■ Problem details ■
Write out word for word each line of the records, beginning at the first and stopping after the line with "var angles = [0, 15, 30, 45, 60, 75, 90];". Leave the pictures out.

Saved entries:
%%

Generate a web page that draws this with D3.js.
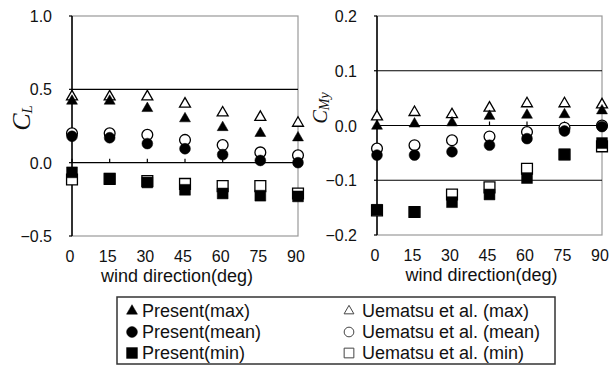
<!DOCTYPE html>
<meta charset="utf-8">
<style>
  body { margin: 0; background: #fff; }
  text { font-family: Arial, "Liberation Sans", sans-serif; fill: #111; }
  .tick { font-size: 16px; }
  .title { font-size: 18px; }
  .legend text { font-size: 18px; }
  .grid { stroke: #000; stroke-width: 1.2px; }
  .frame { fill: none; stroke: #999; stroke-width: 1.2px; }
  .yaxis { stroke: #000; stroke-width: 1.5px; }
</style>
<svg width="609" height="365"></svg>
<script src="https://cdnjs.cloudflare.com/ajax/libs/d3/7.8.5/d3.min.js"></script>
<script>

  var angles = [0, 15, 30, 45, 60, 75, 90];

  // lift coefficient CL
  var clPresentMax = [0.42, 0.42, 0.37, 0.30, 0.24, 0.20, 0.17];
  var clPresentMean = [0.18, 0.17, 0.13, 0.095, 0.055, 0.015, 0.0];
  var clPresentMin = [-0.066, -0.11, -0.135, -0.185, -0.21, -0.225, -0.23];
  var clUematsuMax = [0.45, 0.45, 0.45, 0.40, 0.34, 0.31, 0.27];
  var clUematsuMean = [0.20, 0.20, 0.19, 0.155, 0.12, 0.07, 0.05];
  var clUematsuMin = [-0.115, -0.11, -0.125, -0.145, -0.16, -0.16, -0.21];

  // moment coefficient CMy
  var cmPresentMax = [-0.001, 0.003, 0.005, 0.017, 0.019, 0.02, 0.027];
  var cmPresentMean = [-0.054, -0.054, -0.048, -0.036, -0.024, -0.01, -0.002];
  var cmPresentMin = [-0.154, -0.158, -0.14, -0.126, -0.096, -0.053, -0.032];
  var cmUematsuMax = [0.016, 0.024, 0.02, 0.032, 0.04, 0.04, 0.038];
  var cmUematsuMean = [-0.042, -0.036, -0.027, -0.02, -0.012, -0.004, 0.0];
  var cmUematsuMin = [-0.155, -0.158, -0.126, -0.113, -0.079, -0.053, -0.038];

  var clTicks = [-0.5, 0.0, 0.5, 1.0];
  var cmTicks = [-0.2, -0.1, 0.0, 0.1, 0.2];

  var legendItems = [
    { label: "Present(max)", shape: "triangle", filled: true },
    { label: "Uematsu et al. (max)", shape: "triangle", filled: false },
    { label: "Present(mean)", shape: "circle", filled: true },
    { label: "Uematsu et al. (mean)", shape: "circle", filled: false },
    { label: "Present(min)", shape: "square", filled: true },
    { label: "Uematsu et al. (min)", shape: "square", filled: false }
  ];

  var svg = d3.select("svg");

  var symbols = {
    triangle: d3.symbolTriangle,
    circle: d3.symbolCircle,
    square: d3.symbolSquare
  };
  var sizes = { triangle: 52, circle: 92, square: 118 };

  function marker(shape, scale) {
    return d3.symbol().type(symbols[shape]).size(sizes[shape] * (scale || 1));
  }

  function panel(opts) {
    var x = d3.scaleLinear().domain([0, 90]).range([opts.left, opts.right]);
    var y = d3.scaleLinear().domain(opts.domain).range([opts.bottom, opts.top]);
    var g = svg.append("g");

    // frame
    g.append("rect").attr("class", "frame")
      .attr("x", opts.left).attr("y", opts.top)
      .attr("width", opts.right - opts.left).attr("height", opts.bottom - opts.top);

    // gridlines (inner ticks)
    g.selectAll("line.grid").data(opts.ticks.filter(function (t) {
      return t > opts.domain[0] && t < opts.domain[1];
    }))
      .enter().append("line").attr("class", "grid")
      .attr("x1", opts.left).attr("x2", opts.right)
      .attr("y1", function (d) { return y(d); }).attr("y2", function (d) { return y(d); });

    // y axis line
    g.append("line").attr("class", "yaxis")
      .attr("x1", opts.left).attr("x2", opts.left)
      .attr("y1", opts.top).attr("y2", opts.bottom);
    g.selectAll("line.ytick").data(opts.ticks).enter().append("line")
      .attr("stroke", "#000").attr("stroke-width", 1.2)
      .attr("x1", opts.left - 3).attr("x2", opts.left)
      .attr("y1", function (d) { return y(d); }).attr("y2", function (d) { return y(d); });

    // x ticks on the zero line
    g.selectAll("line.xtick").data(angles).enter().append("line")
      .attr("stroke", "#000").attr("stroke-width", 1.2)
      .attr("x1", function (d) { return x(d); }).attr("x2", function (d) { return x(d); })
      .attr("y1", y(0) - 4).attr("y2", y(0));

    // y tick labels
    g.selectAll("text.ylab").data(opts.ticks).enter().append("text")
      .attr("class", "tick")
      .attr("x", opts.left - 20).attr("y", function (d) { return y(d) + 6; })
      .attr("text-anchor", "end")
      .text(function (d) { return d3.format(".1f")(d); });

    // x tick labels
    g.selectAll("text.xlab").data(angles).enter().append("text")
      .attr("class", "tick")
      .attr("x", function (d) { return x(d) - 2; }).attr("y", opts.bottom + 26)
      .attr("text-anchor", "middle")
      .text(function (d) { return d; });

    g.append("text").attr("class", "title")
      .attr("x", (opts.left + opts.right) / 2 - 8).attr("y", opts.bottom + 46)
      .attr("text-anchor", "middle")
      .text("wind direction(deg)");

    // y title
    var t = g.append("text")
      .attr("transform", "translate(" + opts.titleX + "," + opts.titleY + ") rotate(-90)")
      .attr("text-anchor", "middle")
      .style("font-family", "'Liberation Serif', 'Times New Roman', serif")
      .style("font-style", "italic");
    t.append("tspan").style("font-size", opts.titleSize + "px").text("C");
    t.append("tspan").style("font-size", opts.subSize + "px").attr("dy", opts.subDy).text(opts.sub);

    // series: open (reference) below, filled (present) on top
    opts.series.forEach(function (s) {
      g.selectAll(null).data(s.values).enter().append("path")
        .attr("d", marker(s.shape)())
        .attr("transform", function (d, i) { return "translate(" + x(angles[i]) + "," + y(d) + ")"; })
        .attr("fill", s.filled ? "#000" : "#fff")
        .attr("stroke", "#000")
        .attr("stroke-width", s.filled ? 0.5 : 1.3);
    });
  }

  panel({
    left: 72, right: 298, top: 16, bottom: 236,
    domain: [-0.5, 1.0], ticks: clTicks,
    titleX: 30, titleY: 118, titleSize: 26, subSize: 15, subDy: 2, sub: "L",
    series: [
      { values: clUematsuMax, shape: "triangle", filled: false },
      { values: clUematsuMean, shape: "circle", filled: false },
      { values: clUematsuMin, shape: "square", filled: false },
      { values: clPresentMax, shape: "triangle", filled: true },
      { values: clPresentMean, shape: "circle", filled: true },
      { values: clPresentMin, shape: "square", filled: true }
    ]
  });

  panel({
    left: 377, right: 602, top: 16, bottom: 235,
    domain: [-0.2, 0.2], ticks: cmTicks,
    titleX: 327, titleY: 108, titleSize: 20, subSize: 14, subDy: 2, sub: "My",
    series: [
      { values: cmUematsuMax, shape: "triangle", filled: false },
      { values: cmUematsuMean, shape: "circle", filled: false },
      { values: cmUematsuMin, shape: "square", filled: false },
      { values: cmPresentMax, shape: "triangle", filled: true },
      { values: cmPresentMean, shape: "circle", filled: true },
      { values: cmPresentMin, shape: "square", filled: true }
    ]
  });

  // legend
  var lg = svg.append("g").attr("class", "legend");
  lg.append("rect")
    .attr("x", 117).attr("y", 297).attr("width", 438).attr("height", 67)
    .attr("fill", "none").attr("stroke", "#333").attr("stroke-width", 1.5);

  var item = lg.selectAll("g.item").data(legendItems).enter().append("g")
    .attr("transform", function (d, i) {
      var col = i % 2, row = Math.floor(i / 2);
      return "translate(" + (col ? 349 : 132) + "," + (311 + row * 21) + ")";
    });
  item.append("path")
    .attr("d", function (d) { return marker(d.shape, d.filled ? 1.0 : 0.8)(); })
    .attr("fill", function (d) { return d.filled ? "#000" : "#fff"; })
    .attr("stroke", function (d) { return d.filled ? "#000" : "#444"; })
    .attr("stroke-width", function (d) { return d.filled ? 0.5 : 1; });
  item.append("text")
    .attr("x", function (d, i) { return i % 2 ? 13 : 10; })
    .attr("y", 6)
    .text(function (d) { return d.label; });

</script>
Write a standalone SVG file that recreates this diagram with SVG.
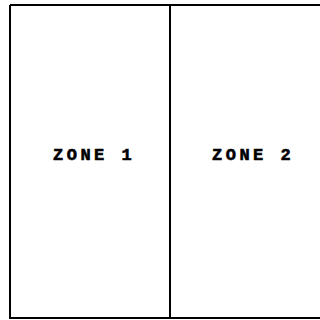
<svg xmlns="http://www.w3.org/2000/svg" width="320" height="320" viewBox="0 0 320 320">
<style>
.ln{stroke:#000;stroke-width:2;fill:none}
.lb{font-family:"Liberation Mono","Courier New",monospace;font-weight:bold;font-size:17px;letter-spacing:3.5px;fill:#000;stroke:#000;stroke-width:0.6}
</style>
<rect width="320" height="320" fill="#fff"/>
<g id="frame">
<path class="ln" d="M10,5 H320 M10,5 V318 H320"/>
</g>
<g id="zone1">
<text class="lb" x="53" y="160">ZONE 1</text>
</g>
<g id="divider">
<line class="ln" x1="170" y1="5" x2="170" y2="318"/>
</g>
<g id="zone2">
<text class="lb" x="212" y="160">ZONE 2</text>
</g>
</svg>
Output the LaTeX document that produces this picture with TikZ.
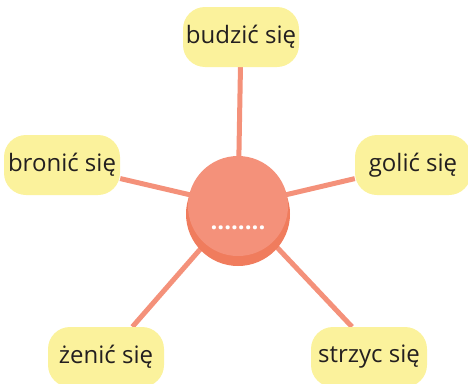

%%

■ Complete response ■
Generate a web page that draws this with D3.js.
<!DOCTYPE html>
<meta charset="utf-8">
<style>
  body { margin: 0; background: #fff; }
  text { font-family: Arial, "Liberation Sans", sans-serif; fill: #111; }
  .tick { font-size: 16px; }
  .title { font-size: 18px; }
  .legend text { font-size: 18px; }
  .grid { stroke: #000; stroke-width: 1.2px; }
  .frame { fill: none; stroke: #999; stroke-width: 1.2px; }
  .yaxis { stroke: #000; stroke-width: 1.5px; }
</style>
<svg width="609" height="365"></svg>
<script src="https://cdnjs.cloudflare.com/ajax/libs/d3/7.8.5/d3.min.js"></script>
<script>

  var angles = [0, 15, 30, 45, 60, 75, 90];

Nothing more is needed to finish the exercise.